[Exercise details]
Write out each line word for word. Drop pictures.

[Supplied information]

──────────

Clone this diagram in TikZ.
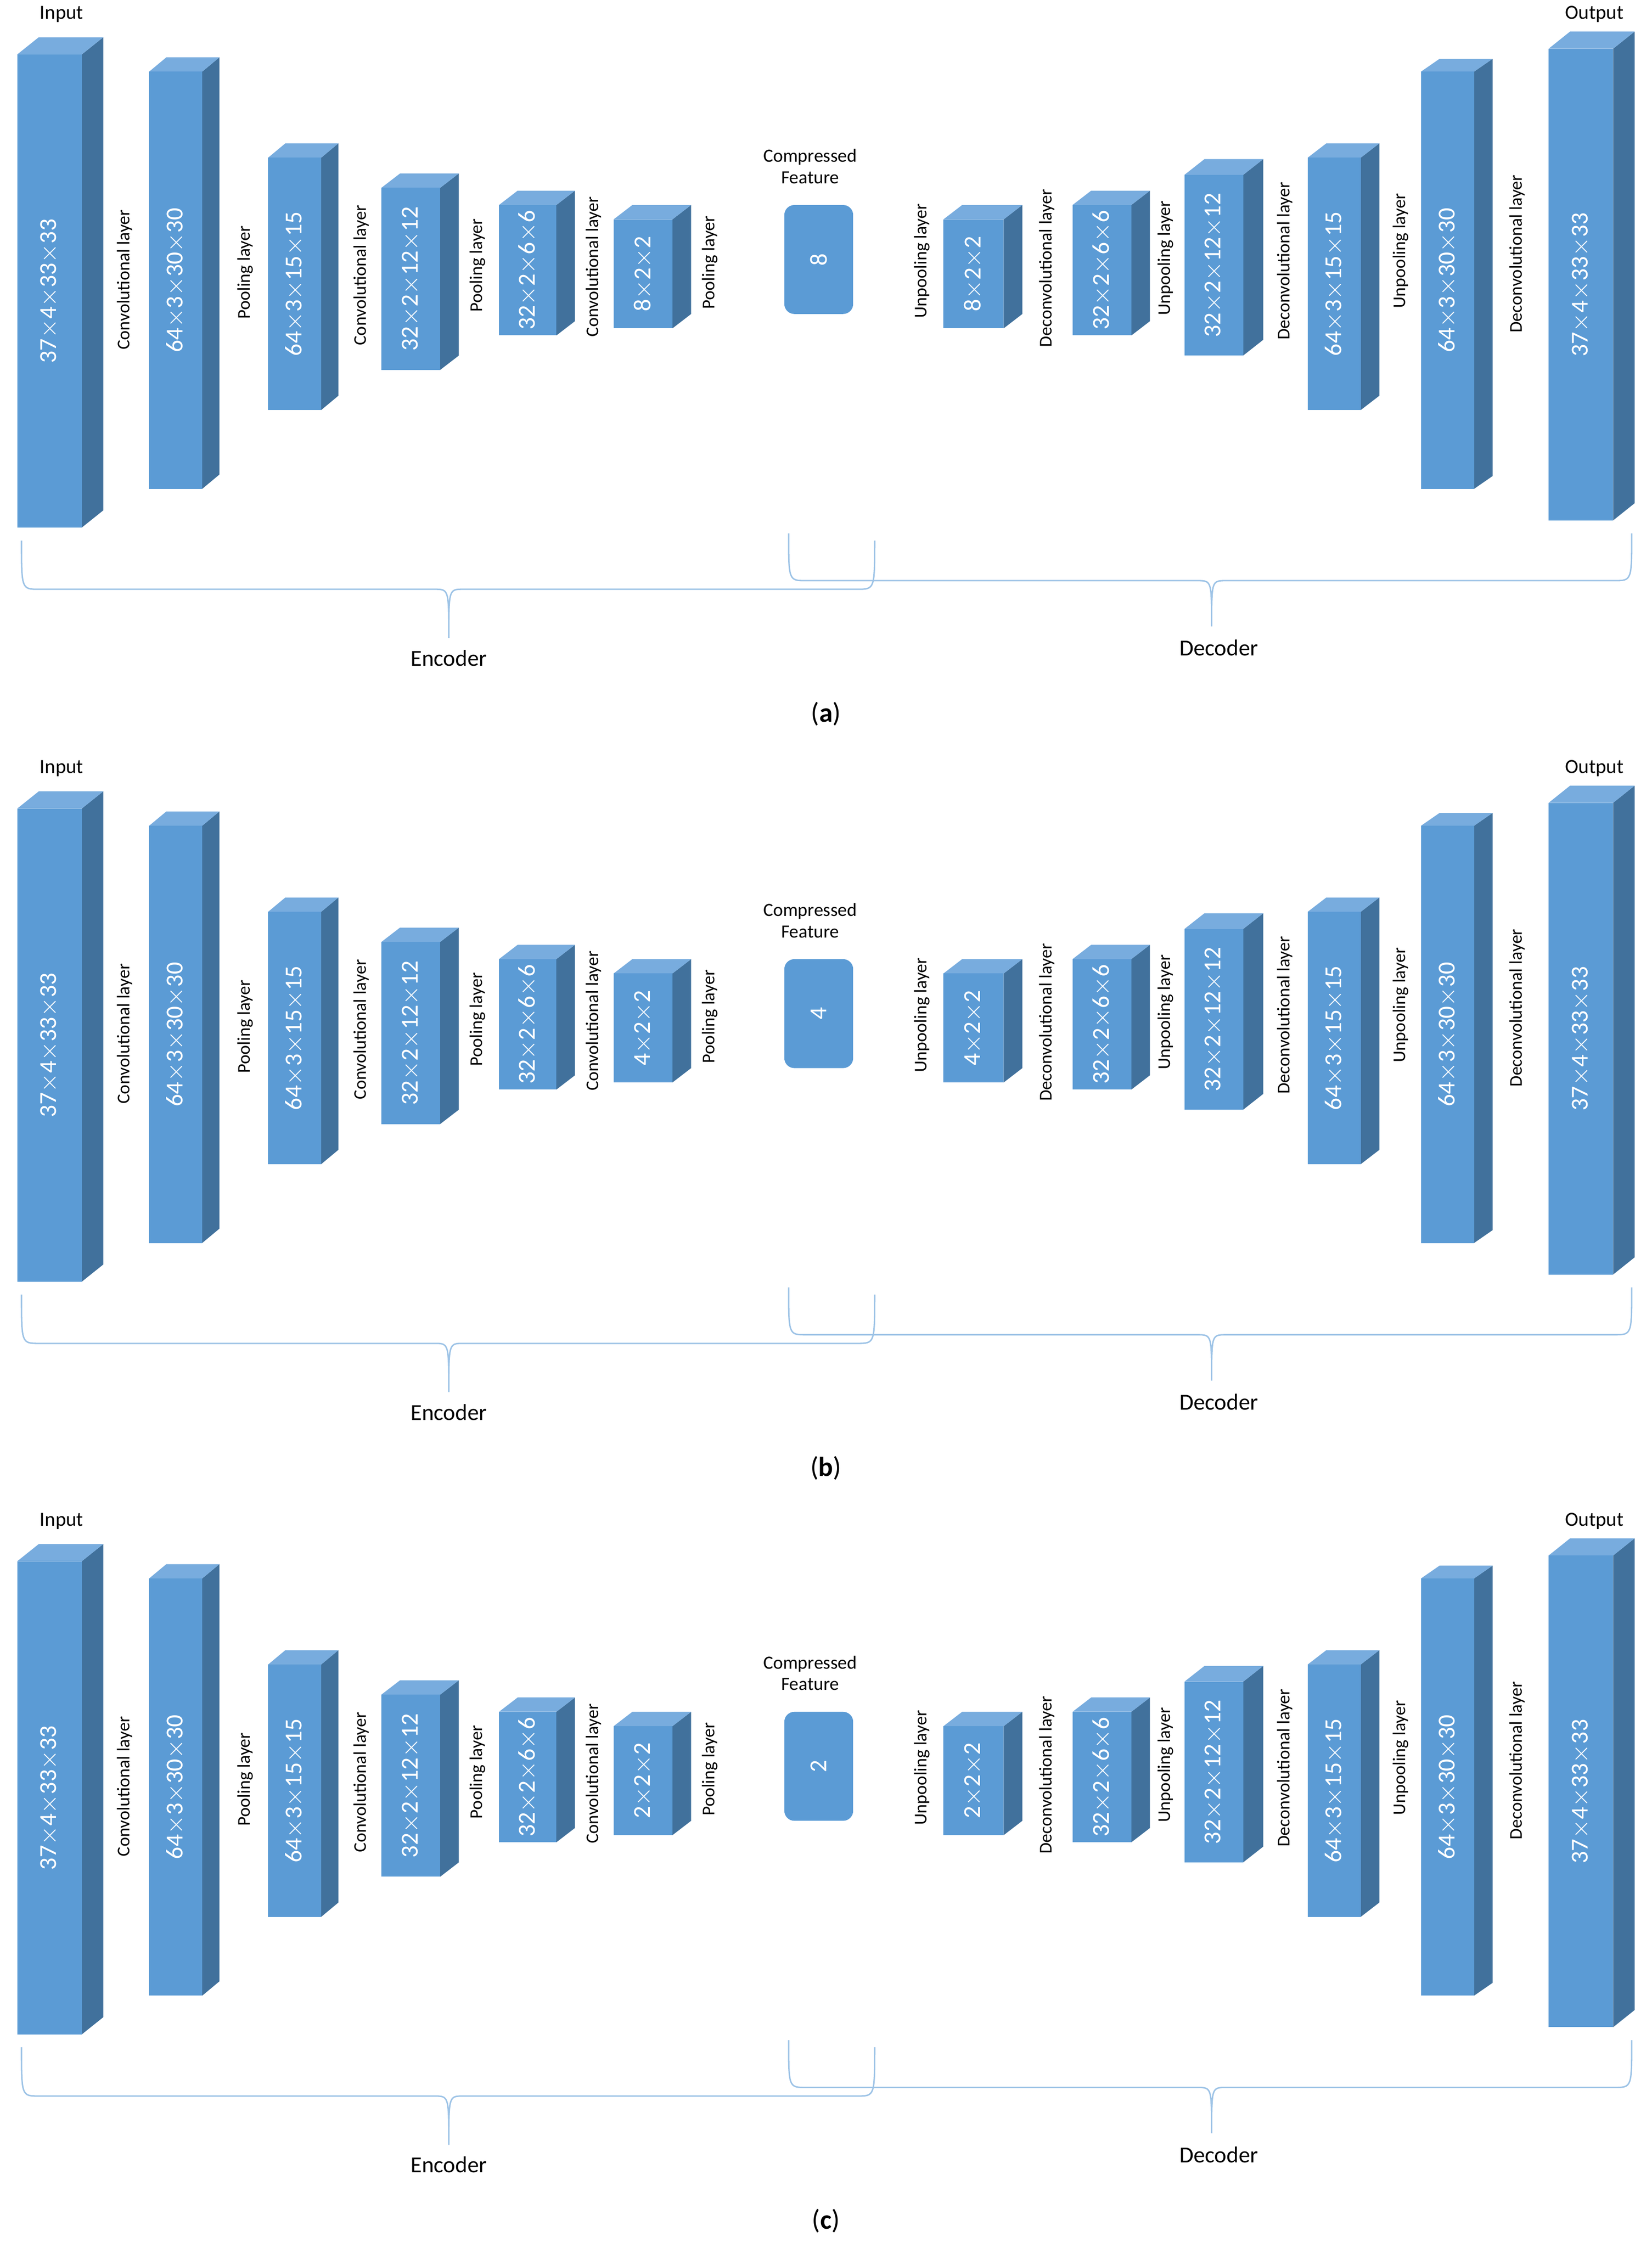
\documentclass[tikz,border=0pt]{standalone}
\usepackage{fontspec}
\setmainfont{Carlito}
\begin{document}
\begin{tikzpicture}[x=1pt,y=-1pt,
  front/.style={fill={rgb,255:red,91;green,155;blue,213}},
  topf/.style={fill={rgb,255:red,120;green,172;blue,222}},
  sidef/.style={fill={rgb,255:red,65;green,113;blue,156}},
  btxt/.style={text=white,rotate=90,font=\fontsize{17}{17}\selectfont},
  ltxt/.style={rotate=90,font=\fontsize{12.5}{13}\selectfont},
  brc/.style={draw={rgb,255:red,157;green,195;blue,230},line width=1pt},
  ttl/.style={font=\fontsize{16}{16}\selectfont}]
\useasboundingbox (0,0) rectangle (1152,1568);
\newcommand\blk[8]{%
  \fill[sidef] (#2,#3)--(#2+#5,#3-#6)--(#2+#5,#4-#6)--(#2,#4)--cycle;
  \fill[topf] (#1,#3)--(#1+#5,#3-#6)--(#2+#5,#3-#6)--(#2,#3)--cycle;
  \fill[front] (#1,#3) rectangle (#2,#4);
  \node[btxt] (#8) at ({(#1+#2)/2},{(#3+#4)/2}) {#7};}
\newcommand\brc[6]{%
  \draw[brc] (#1,#4) .. controls (#1,#5) .. (#1+12,#5) -- (#3-10,#5) .. controls (#3,#5) .. (#3,#6)
     .. controls (#3,#5) .. (#3+10,#5) -- (#2-12,#5) .. controls (#2,#5) .. (#2,#4);}
\newcommand\panel[4]{%
\begin{scope}[yshift=-#1pt]
  \node[ttl,font=\fontsize{14}{14}\selectfont] (in#4) at (43,10) {Input};
  \node[ttl,font=\fontsize{14}{14}\selectfont] (out#4) at (1112,10) {Output};
  \blk{12}{57}{38}{368}{15}{12}{37$\times$4$\times$33$\times$33}{b1#4}
  \blk{104}{141}{50}{341}{12}{10}{64$\times$3$\times$30$\times$30}{b2#4}
  \blk{187}{224}{110}{286}{12}{10}{64$\times$3$\times$15$\times$15}{b3#4}
  \blk{266}{307}{131}{258}{13}{10}{32$\times$2$\times$12$\times$12}{b4#4}
  \blk{348}{388}{143}{234}{13}{10}{32$\times$2$\times$6$\times$6}{b5#4}
  \blk{428}{469}{153}{229}{13}{10}{#3$\times$2$\times$2}{b6#4}
  \fill[front,rounded corners=7pt] (547,143) rectangle (595,219);
  \node[btxt] (cf#4) at (571,181) {#2};
  \node[align=center,font=\fontsize{13}{15}\selectfont] (cft#4) at (565,116) {Compressed\\Feature};
  \blk{658}{700}{153}{229}{13}{10}{#3$\times$2$\times$2}{d1#4}
  \blk{748}{789}{143}{234}{13}{10}{32$\times$2$\times$6$\times$6}{d2#4}
  \blk{826}{867}{122}{248}{14}{11}{32$\times$2$\times$12$\times$12}{d3#4}
  \blk{912}{949}{110}{286}{13}{10}{64$\times$3$\times$15$\times$15}{d4#4}
  \blk{991}{1028}{50}{341}{13}{9}{64$\times$3$\times$30$\times$30}{d5#4}
  \blk{1080}{1125}{34}{363}{15}{12}{37$\times$4$\times$33$\times$33}{d6#4}
  \node[ltxt] (l1#4) at (87,195) {Convolutional layer};
  \node[ltxt] (l2#4) at (171,190) {Pooling layer};
  \node[ltxt] (l3#4) at (252,192) {Convolutional layer};
  \node[ltxt] (l4#4) at (333,185) {Pooling layer};
  \node[ltxt] (l5#4) at (414,186) {Convolutional layer};
  \node[ltxt] (l6#4) at (495,183) {Pooling layer};
  \node[ltxt] (m1#4) at (643,182) {Unpooling layer};
  \node[ltxt] (m2#4) at (730,187) {Deconvolutional layer};
  \node[ltxt] (m3#4) at (813,180) {Unpooling layer};
  \node[ltxt] (m4#4) at (896,182) {Deconvolutional layer};
  \node[ltxt] (m5#4) at (977,175) {Unpooling layer};
  \node[ltxt] (m6#4) at (1058,177) {Deconvolutional layer};
  \brc{15}{610}{313}{377}{411}{445}
  \brc{550}{1138}{845}{372}{405}{437}
  \node[ttl] (enc#4) at (313,459) {Encoder};
  \node[ttl] (dec#4) at (850,452) {Decoder};
  \node[font=\fontsize{19}{19}\selectfont] (cap#4) at (576,498) {(\textbf{#4})};
\end{scope}}
\panel{0}{8}{8}{a}
\panel{526}{4}{4}{b}
\panel{1051}{2}{2}{c}
\end{tikzpicture}
\end{document}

──────────

[Response]
Clone this diagram in TikZ.
\documentclass[tikz,border=0pt]{standalone}
\usepackage{fontspec}
\setmainfont{Carlito}
\begin{document}
\begin{tikzpicture}[x=1pt,y=-1pt,
  front/.style={fill={rgb,255:red,91;green,155;blue,213}},
  topf/.style={fill={rgb,255:red,120;green,172;blue,222}},
  sidef/.style={fill={rgb,255:red,65;green,113;blue,156}},
  btxt/.style={text=white,rotate=90,font=\fontsize{17}{17}\selectfont},
  ltxt/.style={rotate=90,font=\fontsize{12.5}{13}\selectfont},
  brc/.style={draw={rgb,255:red,157;green,195;blue,230},line width=1pt},
  ttl/.style={font=\fontsize{16}{16}\selectfont}]
\useasboundingbox (0,0) rectangle (1152,1568);
\newcommand\blk[8]{%
  \fill[sidef] (#2,#3)--(#2+#5,#3-#6)--(#2+#5,#4-#6)--(#2,#4)--cycle;
  \fill[topf] (#1,#3)--(#1+#5,#3-#6)--(#2+#5,#3-#6)--(#2,#3)--cycle;
  \fill[front] (#1,#3) rectangle (#2,#4);
  \node[btxt] (#8) at ({(#1+#2)/2},{(#3+#4)/2}) {#7};}
\newcommand\brc[6]{%
  \draw[brc] (#1,#4) .. controls (#1,#5) .. (#1+12,#5) -- (#3-10,#5) .. controls (#3,#5) .. (#3,#6)
     .. controls (#3,#5) .. (#3+10,#5) -- (#2-12,#5) .. controls (#2,#5) .. (#2,#4);}
\newcommand\panel[4]{%
\begin{scope}[yshift=-#1pt]
  \node[ttl,font=\fontsize{14}{14}\selectfont] (in#4) at (43,10) {Input};
  \node[ttl,font=\fontsize{14}{14}\selectfont] (out#4) at (1112,10) {Output};
  \blk{12}{57}{38}{368}{15}{12}{37$\times$4$\times$33$\times$33}{b1#4}
  \blk{104}{141}{50}{341}{12}{10}{64$\times$3$\times$30$\times$30}{b2#4}
  \blk{187}{224}{110}{286}{12}{10}{64$\times$3$\times$15$\times$15}{b3#4}
  \blk{266}{307}{131}{258}{13}{10}{32$\times$2$\times$12$\times$12}{b4#4}
  \blk{348}{388}{143}{234}{13}{10}{32$\times$2$\times$6$\times$6}{b5#4}
  \blk{428}{469}{153}{229}{13}{10}{#3$\times$2$\times$2}{b6#4}
  \fill[front,rounded corners=7pt] (547,143) rectangle (595,219);
  \node[btxt] (cf#4) at (571,181) {#2};
  \node[align=center,font=\fontsize{13}{15}\selectfont] (cft#4) at (565,116) {Compressed\\Feature};
  \blk{658}{700}{153}{229}{13}{10}{#3$\times$2$\times$2}{d1#4}
  \blk{748}{789}{143}{234}{13}{10}{32$\times$2$\times$6$\times$6}{d2#4}
  \blk{826}{867}{122}{248}{14}{11}{32$\times$2$\times$12$\times$12}{d3#4}
  \blk{912}{949}{110}{286}{13}{10}{64$\times$3$\times$15$\times$15}{d4#4}
  \blk{991}{1028}{50}{341}{13}{9}{64$\times$3$\times$30$\times$30}{d5#4}
  \blk{1080}{1125}{34}{363}{15}{12}{37$\times$4$\times$33$\times$33}{d6#4}
  \node[ltxt] (l1#4) at (87,195) {Convolutional layer};
  \node[ltxt] (l2#4) at (171,190) {Pooling layer};
  \node[ltxt] (l3#4) at (252,192) {Convolutional layer};
  \node[ltxt] (l4#4) at (333,185) {Pooling layer};
  \node[ltxt] (l5#4) at (414,186) {Convolutional layer};
  \node[ltxt] (l6#4) at (495,183) {Pooling layer};
  \node[ltxt] (m1#4) at (643,182) {Unpooling layer};
  \node[ltxt] (m2#4) at (730,187) {Deconvolutional layer};
  \node[ltxt] (m3#4) at (813,180) {Unpooling layer};
  \node[ltxt] (m4#4) at (896,182) {Deconvolutional layer};
  \node[ltxt] (m5#4) at (977,175) {Unpooling layer};
  \node[ltxt] (m6#4) at (1058,177) {Deconvolutional layer};
  \brc{15}{610}{313}{377}{411}{445}
  \brc{550}{1138}{845}{372}{405}{437}
  \node[ttl] (enc#4) at (313,459) {Encoder};
  \node[ttl] (dec#4) at (850,452) {Decoder};
  \node[font=\fontsize{19}{19}\selectfont] (cap#4) at (576,498) {(\textbf{#4})};
\end{scope}}
\panel{0}{8}{8}{a}
\panel{526}{4}{4}{b}
\panel{1051}{2}{2}{c}
\end{tikzpicture}
\end{document}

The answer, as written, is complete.